The international community has been seeking for months to convene a Syria peace conference in Geneva, but proposed dates have come and gone with no progress towards talks.
In a statement issued on Monday night, the FSA's military command high council welcomed "any political solution (to the conflict) based on clear objectives."
The so-called Geneva II conference, it said, should "announce precisely that its objective is the formation of a transitional national government with full powers."
It called for an "agreement in principle on the abdication of (President Bashar al-) Assad."
The Free Syrian Army also sought a "specific timetable" for negotiations under Chapter VII of the UN Charter which authorizes use of force.
It demanded the formation of an "independent judiciary charged with bringing to justice the perpetrators of crimes against the Syrian people" and the release of prisoners.
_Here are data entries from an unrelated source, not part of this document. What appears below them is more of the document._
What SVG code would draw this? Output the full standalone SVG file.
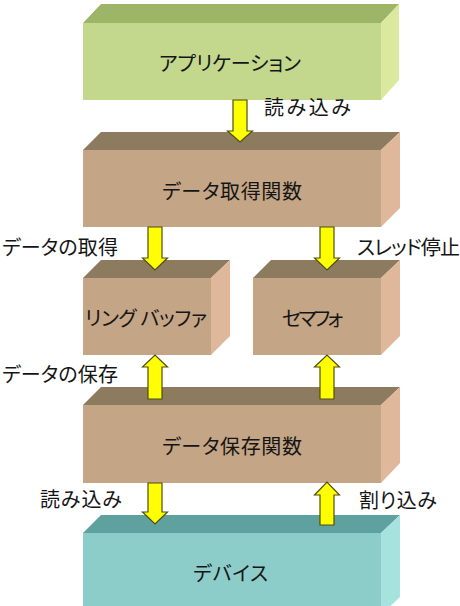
<svg xmlns="http://www.w3.org/2000/svg" width="460" height="606" viewBox="0 0 460 606">
<style>
text{font-family:"Noto Sans CJK JP","Noto Sans CJK SC",sans-serif;font-size:20px;fill:#151515;font-feature-settings:"palt"}
.arrow{fill:#ffff00;stroke:#4f4f10;stroke-width:1.2;stroke-linejoin:miter}
.g-top{fill:#9cb567}.g-front{fill:#c3d78d}.g-side{fill:#dbe99f}
.b-top{fill:#8c7b5f}.b-front{fill:#c4a585}.b-side{fill:#dfb89b}
.t-top{fill:#5fa19e}.t-front{fill:#8dcdc9}.t-side{fill:#a6e3df}
</style>
<rect width="460" height="606" fill="#ffffff"/>
<g id="app">
<polygon class="g-top" points="83,23 101,4 399,4 381,23"/>
<rect class="g-front" x="83" y="23" width="298" height="77"/>
<polygon class="g-side" points="381,23 399,4 399,80 381,100"/>
<text x="159" y="71" textLength="142">アプリケーション</text>
</g>
<g id="get-func">
<polygon class="b-top" points="83,150 101,132 400,132 381,150"/>
<rect class="b-front" x="83" y="150" width="298" height="77"/>
<polygon class="b-side" points="381,150 400,132 400,208 381,227"/>
<text x="162" y="199" textLength="140">データ取得関数</text>
</g>
<g id="ring-buffer">
<polygon class="b-top" points="83,278 101,260 230,260 211,278"/>
<rect class="b-front" x="83" y="278" width="128" height="77"/>
<polygon class="b-side" points="211,278 230,260 230,336 211,355"/>
<text x="85" y="326" textLength="122">リング バッファ</text>
</g>
<g id="semaphore">
<polygon class="b-top" points="253,278 271,260 400,260 381,278"/>
<rect class="b-front" x="253" y="278" width="128" height="77"/>
<polygon class="b-side" points="381,278 400,260 400,336 381,355"/>
<text x="282" y="326" textLength="61">セマフォ</text>
</g>
<g id="store-func">
<polygon class="b-top" points="83,405 101,387 400,387 381,405"/>
<rect class="b-front" x="83" y="405" width="298" height="78"/>
<polygon class="b-side" points="381,405 400,387 400,463 381,483"/>
<text x="162" y="454" textLength="140">データ保存関数</text>
</g>
<g id="device">
<polygon class="t-top" points="83,533 101,515 400,515 381,533"/>
<rect class="t-front" x="83" y="533" width="298" height="80"/>
<polygon class="t-side" points="381,533 400,515 400,597 381,615"/>
<text x="193" y="581" textLength="75">デバイス</text>
</g>
<g id="connectors">
<path class="arrow" d="M233,100 H247 V131 H252.5 L240,142 L227.5,131 H233 Z"/>
<text x="264" y="115" textLength="87">読み込み</text>
<path class="arrow" d="M148,227 H162 V258 H167.5 L155,270 L142.5,258 H148 Z"/>
<text x="2" y="255" textLength="116">データの取得</text>
<path class="arrow" d="M320,227 H334 V258 H339.5 L327,270 L314.5,258 H320 Z"/>
<text x="357" y="255" textLength="103">スレッド停止</text>
<path class="arrow" d="M148,399 H162 V367 H167.5 L155,355 L142.5,367 H148 Z"/>
<text x="2" y="382" textLength="116">データの保存</text>
<path class="arrow" d="M320,399 H334 V367 H339.5 L327,355 L314.5,367 H320 Z"/>
<path class="arrow" d="M148,483 H162 V512 H167.5 L155,524 L142.5,512 H148 Z"/>
<text x="40" y="507" textLength="82">読み込み</text>
<path class="arrow" d="M320,525 H334 V495 H339.5 L327,482 L314.5,495 H320 Z"/>
<text x="359" y="508" textLength="78">割り込み</text>
</g>
</svg>
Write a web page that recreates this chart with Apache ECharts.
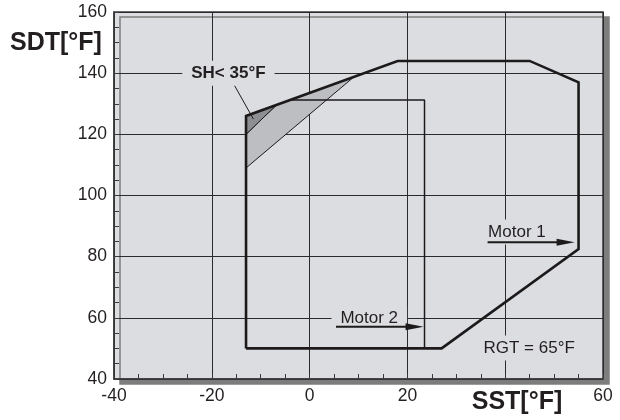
<!DOCTYPE html>
<html>
<head>
<meta charset="utf-8">
<script src="https://cdn.jsdelivr.net/npm/echarts@6/dist/echarts.min.js"></script>
<style>html,body{margin:0;padding:0;background:#fff}#chart{width:620px;height:420px}</style>
</head>
<body>
<div id="chart"></div>
<script>
// ---- data (°F) ----
const sstRange = [-40, 60];
const sdtRange = [40, 160];
const sstHiddenTick = 40; // covered by the axis title in the original
const envelopeOuter = [[-13,50],[-13,126],[18,144],[45,144],[55,137],[55,82.5],[27,50],[-13,50]];
const envelopeMotor2 = [[-4,131.2],[23.5,131.2],[23.5,50]];
const shLight = [[-13,120],[-6.7,129.7],[9,138.7],[-13,109]];
const shDark = [[-13,126],[-6.7,129.7],[-13,120]];
const arrowMotor1 = [[36.4,84.7],[54.2,84.7]];
const arrowMotor2 = [[5.4,57.1],[23.3,57.1]];
const leaderSH = [[-15.4,136.1],[-11.5,125]];
const labelTexts = ['SH< 35°F','Motor 1','Motor 2','RGT = 65°F'];
const labelAnchors = [[-16.6,140],[42.4,88.1],[12.2,60],[44.9,50.1]];
const axisTitleX = 'SST[°F]';
const axisTitleY = 'SDT[°F]';

const FONT = '"Liberation Sans", Arial, Helvetica, sans-serif';
const INK = '#1c1a1b';
const BG = '#dcdde0';

const chart = echarts.init(document.getElementById('chart'), null, {renderer:'canvas'});

function polygonSeries(points, fill, z) {
  return {
    type:'custom', z:z, silent:true, data:[points[0]],
    renderItem:(params, api) => ({
      type:'polygon',
      shape:{points: points.map(p => api.coord(p))},
      style:{fill:fill, stroke:INK, lineWidth:1}
    })
  };
}

const arrows = [arrowMotor1, arrowMotor2];
const labelBold = [true,false,false,false];

chart.setOption({
  animation:false,
  grid:{left:114, right:17, top:12, bottom:41, show:true, backgroundColor:BG,
        borderColor:'#3a3a3a', borderWidth:1.5,
        shadowColor:'#7d7d7d', shadowOffsetX:6, shadowOffsetY:5, shadowBlur:0},
  xAxis:{type:'value', min:sstRange[0], max:sstRange[1], interval:20,
    axisLine:{show:true, onZero:false, lineStyle:{color:'#3a3a3a', width:1.5}},
    axisTick:{show:true, inside:true, length:5, lineStyle:{color:'#3a3a3a'}},
    minorTick:{show:true, splitNumber:4, length:5, lineStyle:{color:'#3a3a3a'}},
    splitLine:{show:true, lineStyle:{color:'#2a2a2a', width:1}},
    axisLabel:{color:'#231f20', fontSize:17.5, fontFamily:FONT, margin:8,
      formatter: v => v === sstHiddenTick ? '' : String(v)}
  },
  yAxis:{type:'value', min:sdtRange[0], max:sdtRange[1], interval:20,
    axisLine:{show:true, onZero:false, lineStyle:{color:'#3a3a3a', width:1.5}},
    axisTick:{show:true, inside:true, length:5, lineStyle:{color:'#3a3a3a'}},
    minorTick:{show:true, splitNumber:4, length:5, lineStyle:{color:'#3a3a3a'}},
    splitLine:{show:true, lineStyle:{color:'#2a2a2a', width:1}},
    axisLabel:{color:'#231f20', fontSize:17.5, fontFamily:FONT, margin:7}
  },
  graphic:[
    {type:'text', x:10, y:43, style:{text:axisTitleY, font:'bold 25px '+FONT, fill:'#231f20',
      textAlign:'left', textVerticalAlign:'middle', align:'left', verticalAlign:'middle'}},
    {type:'text', x:517, y:402, style:{text:axisTitleX, font:'bold 25px '+FONT, fill:'#231f20',
      textAlign:'center', textVerticalAlign:'middle', align:'center', verticalAlign:'middle'}}
  ],
  series:[
    polygonSeries(shLight, '#bdbec1', 3),
    polygonSeries(shDark, '#8d8e91', 4),
    {type:'line', z:5, data:envelopeMotor2, showSymbol:false, symbol:'none', silent:true,
     lineStyle:{color:INK, width:1.5}},
    {type:'line', z:6, data:envelopeOuter, showSymbol:false, symbol:'none', silent:true,
     lineStyle:{color:INK, width:2.6, join:'miter'}},
    {type:'line', z:6, data:leaderSH, showSymbol:false, symbol:'none', silent:true,
     lineStyle:{color:INK, width:1}},
    {type:'custom', z:7, silent:true, data:labelAnchors,
     renderItem:(params, api) => {
       const i = params.dataIndex;
       const p = api.coord(labelAnchors[i]);
       return {type:'text', x:p[0], y:p[1], style:{
         text:labelTexts[i], font:(labelBold[i]?'bold ':'')+'17px '+FONT, fill:'#231f20',
         textAlign:'center', textVerticalAlign:'middle', align:'center', verticalAlign:'middle',
         backgroundColor:BG, padding:[4,9]}};
     }},
    {type:'custom', z:8, silent:true, data:arrows.map(a => a[0]),
     renderItem:(params, api) => {
       const a = arrows[params.dataIndex];
       const p0 = api.coord(a[0]), p1 = api.coord(a[1]);
       const hl = 18, hw = 3.5;
       return {type:'group', children:[
         {type:'line', shape:{x1:p0[0], y1:p0[1], x2:p1[0]-hl+2, y2:p1[1]}, style:{stroke:INK, lineWidth:2}},
         {type:'polygon', shape:{points:[[p1[0],p1[1]],[p1[0]-hl,p1[1]-hw],[p1[0]-hl,p1[1]+hw]]}, style:{fill:INK}}
       ]};
     }}
  ]
});
</script>
</body>
</html>
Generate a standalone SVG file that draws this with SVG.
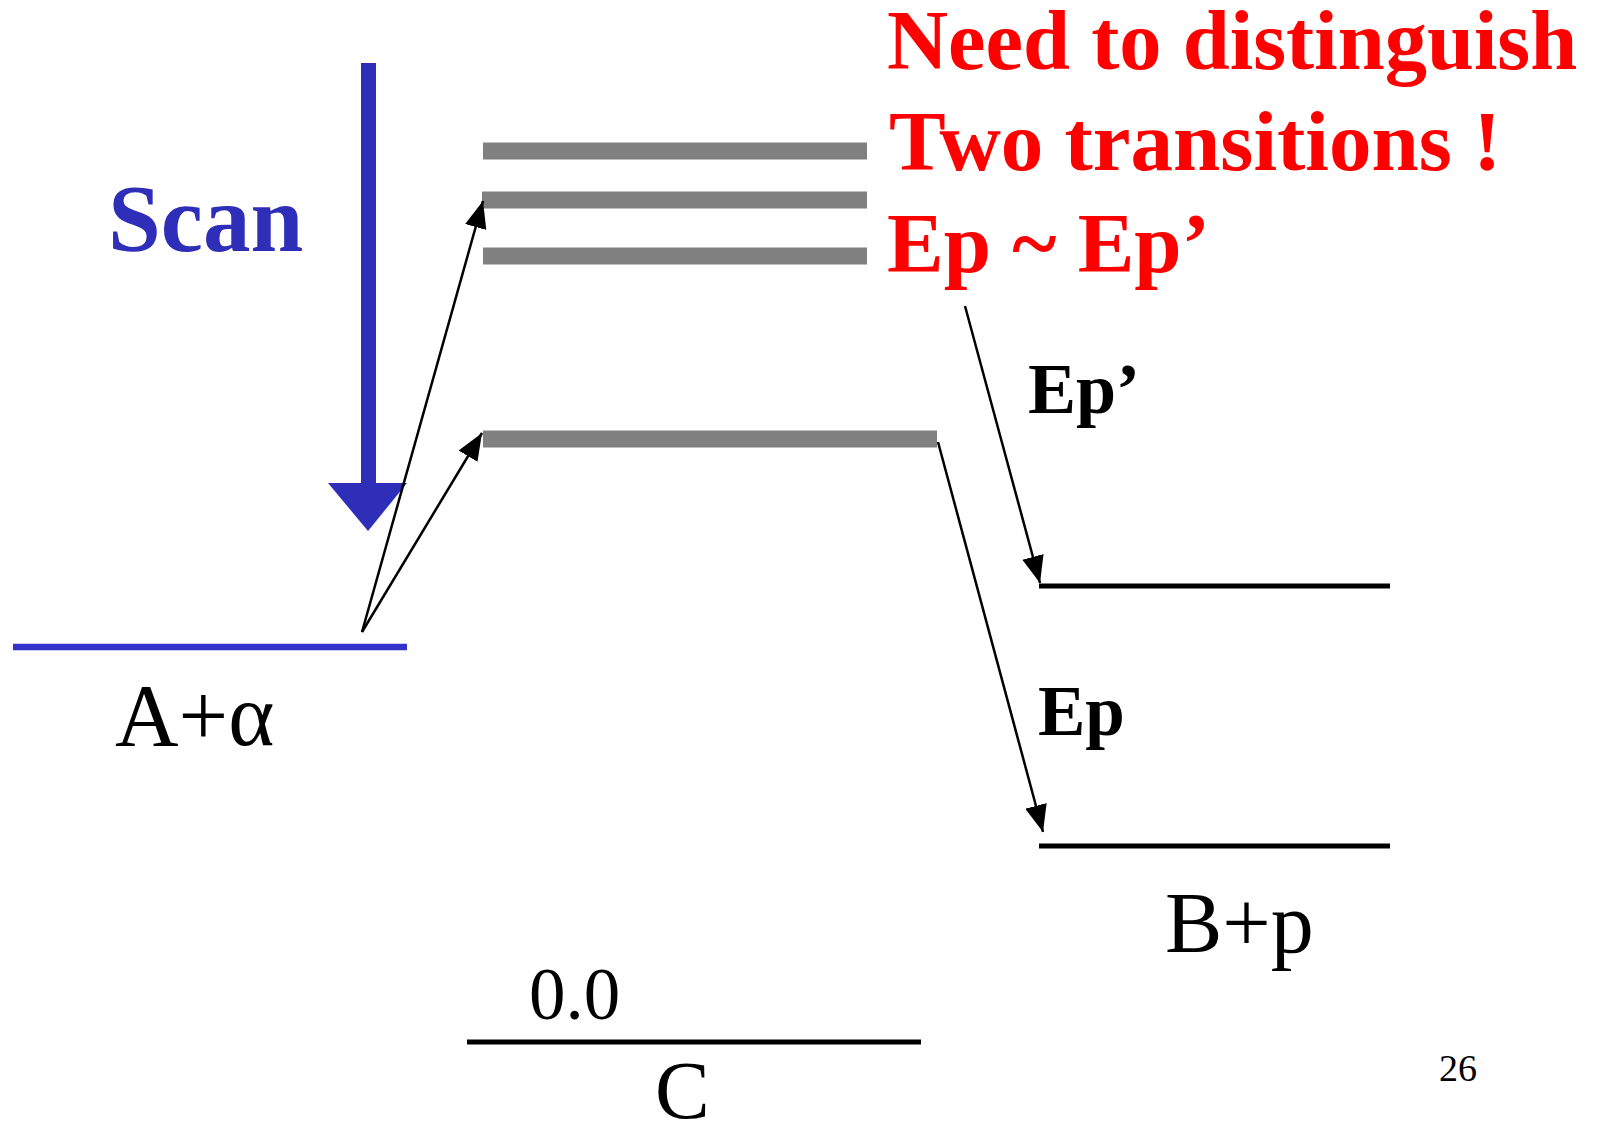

In addition, it called for an end to "killings and bombings" carried out by the Assad regime and the "opening of humanitarian corridors" to areas besieged by government forces.
It also said that fighters from neighboring countries that back Assad's forces should leave Syria, including those from Iran, Iraq and the Lebanese Shiite movement Hezbollah.
And it said the opposition should be represented in Geneva by a "single delegation" made up of the National Coalition and the FSA's military council.
The announcement coincides with a similar declaration by the umbrella opposition National Coalition, which has threatened to spurn the conference to end Syria's 32-month conflict unless the FSA backs the initiative.
Opposition figures have long demanded that Assad should step down and have no role in any political transition, but the regime insists his departure is not up for discussion.
Rebels fighting Assad's forces are split between the FSA and guerrillas linked to Al-Qaeda.